The right or conservatism is about preserving the status quo. When conservatives face a problem they try previously used solutions or failing that reforming the existing system. We call the Roman senator Cato a conservative because at the end of the Roman Republic he dedicated himself to preserving the republic, the old system. He opposed the new, opposed empire. Alexander Hamilton is said to be the father of American conservatism for taking the opposite position. Hamilton favored recreating a monarchy in an age when monarchies were the norm. Hamilton and Cato both believed in the tried and true forms of government for there times but due to there periods supported opposite systems.
Hitler and Mussolini(fascism) are extreme examples of conservatism because in both Germany and Italy they were about recreating what had existed in the past. Hitler wanted to create the third Reich. Mussolini wanted to recreate the Roman Empire.
Each side has its advantages and disadvantages for moderate subscribers. Right leaning or conservatism tend to make safe well understood changes when confronting problems; however also by definition these solutions are compromises as there typically are reasons previous policies where changed. Conservatism really falls down when society faces systemic problems history has no answer for and reform is insufficient to address. ( ending slavery, labor laws after the dawn of the Industrial Age, trust busting, civil rights, woman’s suffrage ) Still conservative solutions are generally good safe solutions.

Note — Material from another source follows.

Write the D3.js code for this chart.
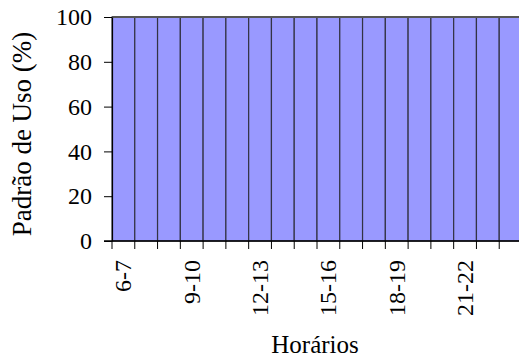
<!DOCTYPE html>
<html>
<head>
<meta charset="utf-8">
<script src="https://cdn.jsdelivr.net/npm/d3@7"></script>
<style>
  html, body { margin: 0; padding: 0; background: #fff; }
</style>
</head>
<body>
<svg id="chart" width="519" height="359" font-family="Liberation Serif"></svg>
<script>
// Hourly time slots and their usage share (%)
const horarios = ["6-7","7-8","8-9","9-10","10-11","11-12","12-13","13-14","14-15",
                  "15-16","16-17","17-18","18-19","19-20","20-21","21-22","22-23","23-24"];
const padraoUso = [100,100,100,100,100,100,100,100,100,100,100,100,100,100,100,100,100,100];
const yTicks = [0, 20, 40, 60, 80, 100];
const shownLabels = ["6-7","9-10","12-13","15-16","18-19","21-22"];

const FONT = "Liberation Serif";

const svg = d3.select("#chart");
const margin = { top: 17, right: -3, bottom: 118, left: 112 };
const W = 519, H = 359;
const innerW = W - margin.left - margin.right;
const innerH = H - margin.top - margin.bottom;

const g = svg.append("g").attr("transform", `translate(${margin.left},${margin.top})`);

const x = d3.scaleBand().domain(horarios).range([0, innerW]).padding(0);
const y = d3.scaleLinear().domain([0, 100]).range([innerH, 0]);

// Bars
g.selectAll("rect.bar")
  .data(horarios.map((h, i) => ({ h, v: padraoUso[i] })))
  .join("rect")
  .attr("class", "bar")
  .attr("x", d => x(d.h))
  .attr("y", d => y(d.v))
  .attr("width", x.bandwidth())
  .attr("height", d => y(0) - y(d.v))
  .attr("fill", "#9999FF")
  .attr("stroke", "#333344")
  .attr("stroke-width", 1.2);

// Top edge of the bars
g.append("line")
  .attr("x1", 0).attr("x2", innerW)
  .attr("y1", y(100)).attr("y2", y(100))
  .attr("stroke", "#555").attr("stroke-width", 2);

// Y axis
const yAxis = g.append("g")
  .call(d3.axisLeft(y).tickValues(yTicks).tickSize(8).tickPadding(12).tickSizeOuter(0))
  .attr("font-family", FONT).attr("font-size", 24);
yAxis.select(".domain").attr("stroke", "#000").attr("stroke-width", 1.2);
yAxis.selectAll(".tick line").attr("stroke", "#000");
yAxis.selectAll("text")
  .attr("font-family", FONT).attr("font-size", 24).attr("fill", "#000");

// X axis: ticks on band boundaries, labels on band centres
const xAxisG = g.append("g").attr("transform", `translate(0,${innerH})`);
xAxisG.append("line")
  .attr("x1", -8).attr("x2", innerW)
  .attr("y1", 0).attr("y2", 0)
  .attr("stroke", "#000").attr("stroke-width", 1.5);
xAxisG.selectAll("line.tick")
  .data(horarios)
  .join("line")
  .attr("class", "tick")
  .attr("x1", d => x(d)).attr("x2", d => x(d))
  .attr("y1", 0).attr("y2", 8)
  .attr("stroke", "#000");
xAxisG.selectAll("text.lbl")
  .data(shownLabels)
  .join("text")
  .attr("class", "lbl")
  .attr("transform", d => `translate(${x(d) + x.bandwidth() / 2 + 8},19) rotate(-90)`)
  .attr("text-anchor", "end")
  .attr("font-family", FONT).attr("font-size", 24)
  .text(d => d);

// Axis titles
svg.append("text")
  .attr("transform", `translate(31,134) rotate(-90)`)
  .attr("text-anchor", "middle")
  .attr("font-family", FONT).attr("font-size", 27)
  .text("Padrão de Uso (%)");

svg.append("text")
  .attr("x", 315).attr("y", 353)
  .attr("text-anchor", "middle")
  .attr("font-family", FONT).attr("font-size", 25)
  .text("Horários");
</script>
</body>
</html>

Left leaning or liberal solutions are inherently more dangerous with more unforeseen consequences. New ideas are inherently more risky than well understood previously tried solutions. Still without new ideas there is no progress. Most old ideas where at one time new ideas. Which brings us back along to libertarianism or classic liberalism.
Typically conservative ideology is most attractive after prolonged liberal rule; when society wants to introduce normalcy or just get things working again. Not coincidentally liberal ideology is most attractive and appealing after prolonged conservative rule. When society is struggling with systemic problems which history has no answer for.